What to do :: Each line that holds the word "matplotlib" counts once; give the total for the records below and nothing else.
▼▼▼
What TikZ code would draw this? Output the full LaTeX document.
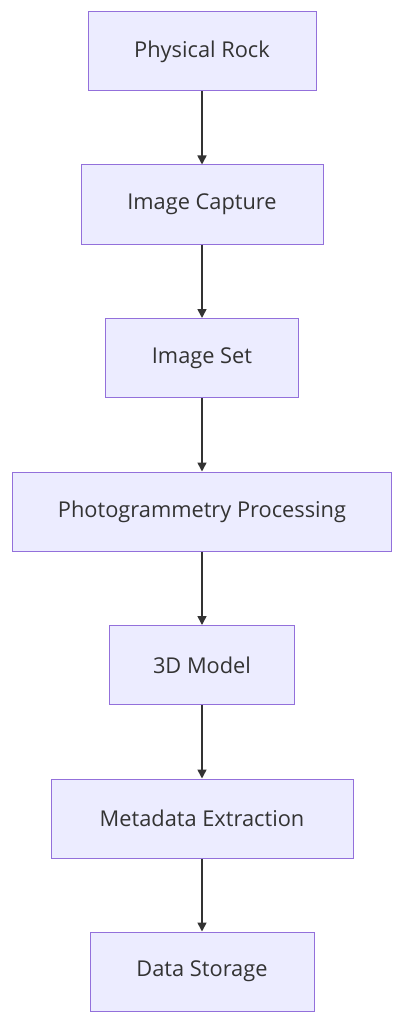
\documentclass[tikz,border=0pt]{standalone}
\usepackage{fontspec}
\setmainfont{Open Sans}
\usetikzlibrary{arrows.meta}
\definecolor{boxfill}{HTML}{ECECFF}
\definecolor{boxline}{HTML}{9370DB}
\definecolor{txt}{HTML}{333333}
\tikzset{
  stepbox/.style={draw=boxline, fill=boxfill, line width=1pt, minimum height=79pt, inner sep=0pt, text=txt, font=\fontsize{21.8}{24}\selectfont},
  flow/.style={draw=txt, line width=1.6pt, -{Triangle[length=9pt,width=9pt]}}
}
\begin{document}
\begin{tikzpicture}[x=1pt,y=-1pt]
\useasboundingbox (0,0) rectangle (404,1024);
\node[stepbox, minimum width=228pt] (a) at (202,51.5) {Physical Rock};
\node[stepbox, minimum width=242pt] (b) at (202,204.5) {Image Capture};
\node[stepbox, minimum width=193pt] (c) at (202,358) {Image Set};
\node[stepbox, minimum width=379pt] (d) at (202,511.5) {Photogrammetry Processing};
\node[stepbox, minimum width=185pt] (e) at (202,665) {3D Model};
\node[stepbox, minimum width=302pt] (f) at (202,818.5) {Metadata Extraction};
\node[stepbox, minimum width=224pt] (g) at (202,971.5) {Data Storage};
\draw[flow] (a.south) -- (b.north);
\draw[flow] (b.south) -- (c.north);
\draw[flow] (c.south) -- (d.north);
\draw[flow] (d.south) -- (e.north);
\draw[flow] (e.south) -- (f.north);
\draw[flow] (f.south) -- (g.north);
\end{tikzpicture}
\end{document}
▲▲▲
▼▼▼
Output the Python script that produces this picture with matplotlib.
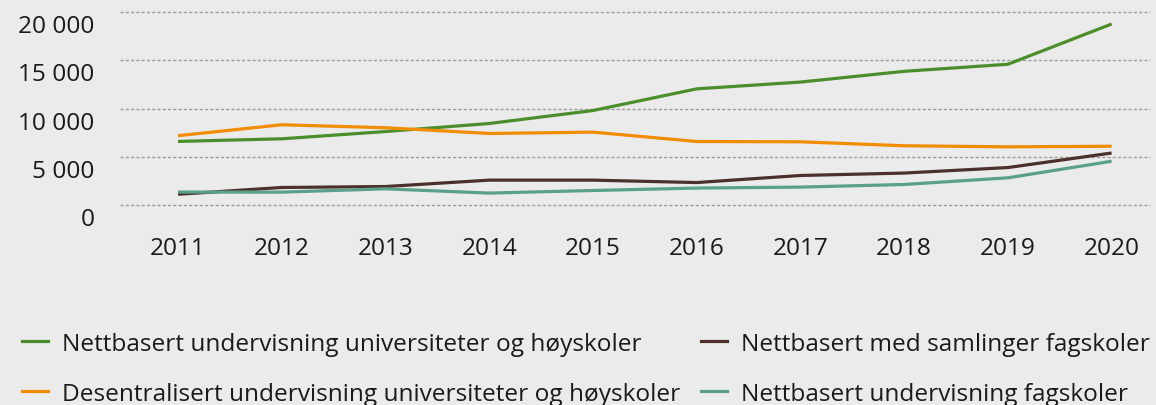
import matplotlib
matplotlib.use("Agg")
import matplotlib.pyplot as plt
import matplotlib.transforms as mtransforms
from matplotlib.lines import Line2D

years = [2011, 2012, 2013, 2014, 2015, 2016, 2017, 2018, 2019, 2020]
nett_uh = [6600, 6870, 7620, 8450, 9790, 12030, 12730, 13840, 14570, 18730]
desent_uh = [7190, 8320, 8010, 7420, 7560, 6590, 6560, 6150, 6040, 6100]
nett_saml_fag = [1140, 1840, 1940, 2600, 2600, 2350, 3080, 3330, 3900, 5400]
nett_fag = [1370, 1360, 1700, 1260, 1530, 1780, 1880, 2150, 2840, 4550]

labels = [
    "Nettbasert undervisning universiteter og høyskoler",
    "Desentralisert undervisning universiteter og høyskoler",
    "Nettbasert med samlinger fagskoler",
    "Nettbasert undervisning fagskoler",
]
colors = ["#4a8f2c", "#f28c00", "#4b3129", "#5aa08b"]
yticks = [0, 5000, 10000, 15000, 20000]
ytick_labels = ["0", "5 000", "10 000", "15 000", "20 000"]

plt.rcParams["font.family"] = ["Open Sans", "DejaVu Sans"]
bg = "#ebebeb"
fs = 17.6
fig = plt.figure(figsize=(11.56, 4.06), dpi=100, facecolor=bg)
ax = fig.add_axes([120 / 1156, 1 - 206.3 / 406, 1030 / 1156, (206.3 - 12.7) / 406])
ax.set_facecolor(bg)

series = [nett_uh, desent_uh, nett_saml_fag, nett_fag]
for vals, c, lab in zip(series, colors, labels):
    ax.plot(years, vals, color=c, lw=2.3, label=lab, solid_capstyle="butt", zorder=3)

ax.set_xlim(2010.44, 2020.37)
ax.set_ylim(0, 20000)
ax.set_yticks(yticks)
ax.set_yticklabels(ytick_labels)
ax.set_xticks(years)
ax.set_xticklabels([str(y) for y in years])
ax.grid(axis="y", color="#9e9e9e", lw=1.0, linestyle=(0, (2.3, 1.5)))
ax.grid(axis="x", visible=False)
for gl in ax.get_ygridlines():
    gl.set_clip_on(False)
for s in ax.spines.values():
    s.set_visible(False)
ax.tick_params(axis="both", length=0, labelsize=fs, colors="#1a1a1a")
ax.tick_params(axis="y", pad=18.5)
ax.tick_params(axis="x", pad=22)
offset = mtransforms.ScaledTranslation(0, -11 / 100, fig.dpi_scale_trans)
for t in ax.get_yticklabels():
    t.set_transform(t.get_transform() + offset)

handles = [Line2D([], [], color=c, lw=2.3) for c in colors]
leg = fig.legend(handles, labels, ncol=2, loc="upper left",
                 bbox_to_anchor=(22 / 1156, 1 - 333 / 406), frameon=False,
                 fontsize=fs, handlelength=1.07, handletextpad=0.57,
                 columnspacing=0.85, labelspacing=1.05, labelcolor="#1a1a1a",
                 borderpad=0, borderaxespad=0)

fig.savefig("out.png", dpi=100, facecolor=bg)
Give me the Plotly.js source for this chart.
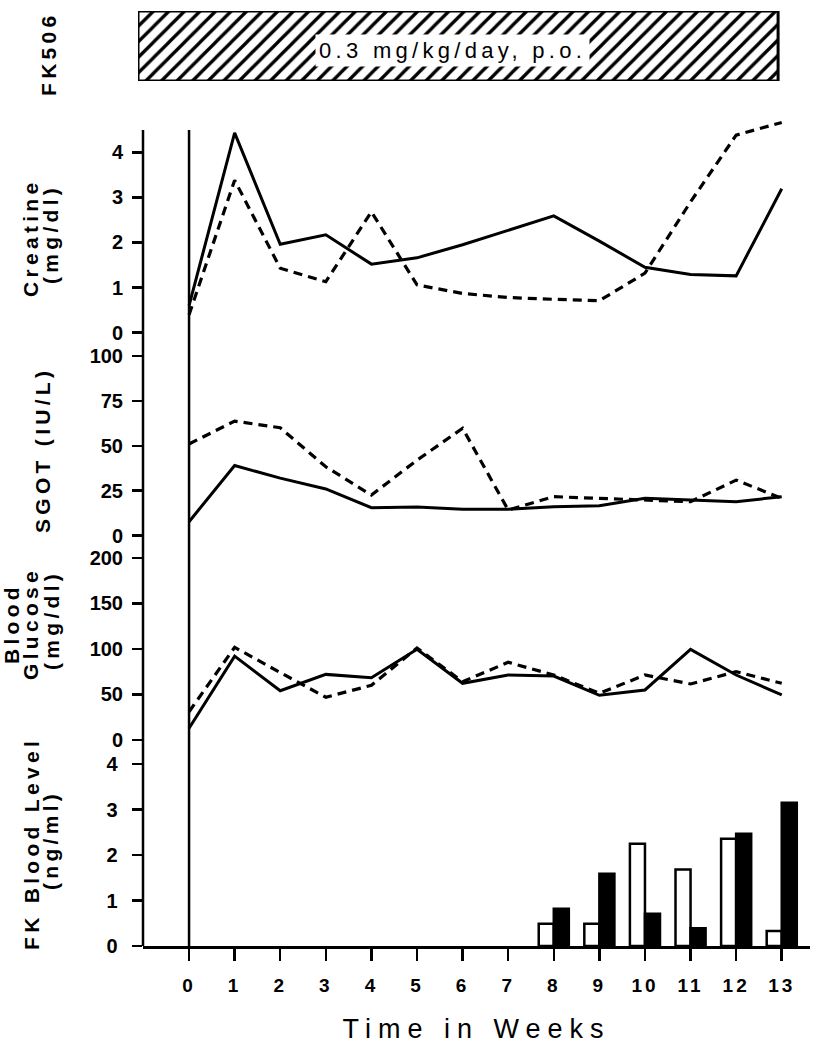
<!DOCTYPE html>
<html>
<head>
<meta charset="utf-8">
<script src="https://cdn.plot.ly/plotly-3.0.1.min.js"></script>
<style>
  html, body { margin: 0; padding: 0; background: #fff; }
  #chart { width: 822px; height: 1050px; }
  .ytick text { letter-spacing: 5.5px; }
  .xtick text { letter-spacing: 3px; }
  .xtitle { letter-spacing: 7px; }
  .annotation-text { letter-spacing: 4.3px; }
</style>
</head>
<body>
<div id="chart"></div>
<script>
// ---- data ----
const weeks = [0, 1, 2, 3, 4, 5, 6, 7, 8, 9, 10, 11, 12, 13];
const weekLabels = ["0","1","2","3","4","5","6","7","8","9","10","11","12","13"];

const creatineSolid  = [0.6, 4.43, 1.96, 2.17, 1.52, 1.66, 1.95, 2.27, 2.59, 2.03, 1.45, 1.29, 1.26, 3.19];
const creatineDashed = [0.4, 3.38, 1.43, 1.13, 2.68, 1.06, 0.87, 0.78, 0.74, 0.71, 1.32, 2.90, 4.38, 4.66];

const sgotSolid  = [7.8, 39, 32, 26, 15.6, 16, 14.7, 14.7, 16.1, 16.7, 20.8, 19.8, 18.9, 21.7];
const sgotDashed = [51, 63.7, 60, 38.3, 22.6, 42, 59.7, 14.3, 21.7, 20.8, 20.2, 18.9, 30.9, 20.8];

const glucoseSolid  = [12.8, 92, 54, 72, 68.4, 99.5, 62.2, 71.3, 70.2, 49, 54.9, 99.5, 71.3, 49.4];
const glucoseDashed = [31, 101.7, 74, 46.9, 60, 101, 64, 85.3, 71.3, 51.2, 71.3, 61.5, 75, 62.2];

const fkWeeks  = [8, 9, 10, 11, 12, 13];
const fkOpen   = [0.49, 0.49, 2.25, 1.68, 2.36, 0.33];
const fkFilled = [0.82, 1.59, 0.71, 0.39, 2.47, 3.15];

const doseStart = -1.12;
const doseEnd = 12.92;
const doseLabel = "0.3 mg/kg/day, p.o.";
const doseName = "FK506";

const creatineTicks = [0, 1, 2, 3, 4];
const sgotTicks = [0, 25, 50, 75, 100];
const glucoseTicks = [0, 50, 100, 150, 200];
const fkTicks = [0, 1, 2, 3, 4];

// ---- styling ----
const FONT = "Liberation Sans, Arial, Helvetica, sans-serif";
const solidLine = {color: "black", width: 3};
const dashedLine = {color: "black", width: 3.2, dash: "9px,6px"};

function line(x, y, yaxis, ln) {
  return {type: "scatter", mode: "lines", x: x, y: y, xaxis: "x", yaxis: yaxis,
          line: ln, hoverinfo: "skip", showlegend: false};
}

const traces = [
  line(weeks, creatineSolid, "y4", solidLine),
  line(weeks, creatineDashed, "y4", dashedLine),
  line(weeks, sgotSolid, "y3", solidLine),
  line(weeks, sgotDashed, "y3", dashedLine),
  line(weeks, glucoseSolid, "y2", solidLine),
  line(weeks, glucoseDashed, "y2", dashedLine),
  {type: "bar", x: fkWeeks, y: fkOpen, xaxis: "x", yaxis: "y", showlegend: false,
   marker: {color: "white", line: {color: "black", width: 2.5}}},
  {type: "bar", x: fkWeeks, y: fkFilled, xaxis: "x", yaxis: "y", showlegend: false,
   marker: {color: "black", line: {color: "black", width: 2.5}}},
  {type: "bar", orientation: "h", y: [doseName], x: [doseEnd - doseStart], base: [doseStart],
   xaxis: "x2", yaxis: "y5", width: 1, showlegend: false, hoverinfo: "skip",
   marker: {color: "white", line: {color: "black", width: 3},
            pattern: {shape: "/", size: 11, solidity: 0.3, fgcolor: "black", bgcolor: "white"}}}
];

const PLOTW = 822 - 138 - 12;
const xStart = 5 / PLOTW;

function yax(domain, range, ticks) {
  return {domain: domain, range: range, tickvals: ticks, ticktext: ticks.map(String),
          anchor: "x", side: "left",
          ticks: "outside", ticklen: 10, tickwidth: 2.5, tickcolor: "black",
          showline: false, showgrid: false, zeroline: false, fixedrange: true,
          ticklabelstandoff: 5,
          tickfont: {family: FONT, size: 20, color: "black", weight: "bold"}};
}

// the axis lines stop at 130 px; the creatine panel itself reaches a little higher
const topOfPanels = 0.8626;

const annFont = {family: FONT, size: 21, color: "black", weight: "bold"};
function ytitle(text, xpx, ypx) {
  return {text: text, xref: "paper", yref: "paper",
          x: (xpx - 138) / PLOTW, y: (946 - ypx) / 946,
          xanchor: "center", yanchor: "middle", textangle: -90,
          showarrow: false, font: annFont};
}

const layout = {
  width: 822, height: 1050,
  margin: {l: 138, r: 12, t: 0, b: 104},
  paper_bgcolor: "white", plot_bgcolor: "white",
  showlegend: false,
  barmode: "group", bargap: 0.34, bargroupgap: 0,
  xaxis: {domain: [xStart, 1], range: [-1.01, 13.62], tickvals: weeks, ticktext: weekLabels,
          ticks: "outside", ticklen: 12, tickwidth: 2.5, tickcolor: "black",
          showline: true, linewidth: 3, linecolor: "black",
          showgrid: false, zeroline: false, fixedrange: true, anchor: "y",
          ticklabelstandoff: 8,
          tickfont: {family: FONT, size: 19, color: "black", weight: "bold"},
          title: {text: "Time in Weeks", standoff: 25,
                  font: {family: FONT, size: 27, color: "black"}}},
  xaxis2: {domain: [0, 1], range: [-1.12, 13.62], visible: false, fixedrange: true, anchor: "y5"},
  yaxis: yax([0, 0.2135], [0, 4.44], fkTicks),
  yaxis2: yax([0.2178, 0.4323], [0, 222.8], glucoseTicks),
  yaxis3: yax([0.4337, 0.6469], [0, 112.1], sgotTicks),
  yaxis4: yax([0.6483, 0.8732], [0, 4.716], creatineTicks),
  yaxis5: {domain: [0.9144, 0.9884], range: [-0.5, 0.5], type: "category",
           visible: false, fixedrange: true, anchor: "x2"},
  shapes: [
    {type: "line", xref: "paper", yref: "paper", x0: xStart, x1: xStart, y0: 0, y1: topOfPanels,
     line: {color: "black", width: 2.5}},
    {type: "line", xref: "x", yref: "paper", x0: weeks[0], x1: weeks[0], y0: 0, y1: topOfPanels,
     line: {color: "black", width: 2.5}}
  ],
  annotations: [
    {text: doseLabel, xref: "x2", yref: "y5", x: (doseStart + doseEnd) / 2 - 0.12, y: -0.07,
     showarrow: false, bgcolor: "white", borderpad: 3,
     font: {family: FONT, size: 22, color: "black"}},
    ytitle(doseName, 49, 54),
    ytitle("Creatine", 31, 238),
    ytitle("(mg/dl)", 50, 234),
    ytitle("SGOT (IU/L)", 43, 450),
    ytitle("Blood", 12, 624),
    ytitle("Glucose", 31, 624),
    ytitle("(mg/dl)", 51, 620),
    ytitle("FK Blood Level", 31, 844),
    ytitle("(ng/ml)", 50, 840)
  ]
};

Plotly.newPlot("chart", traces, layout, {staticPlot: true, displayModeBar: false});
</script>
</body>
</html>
▲▲▲
Answer to this exercise :: 6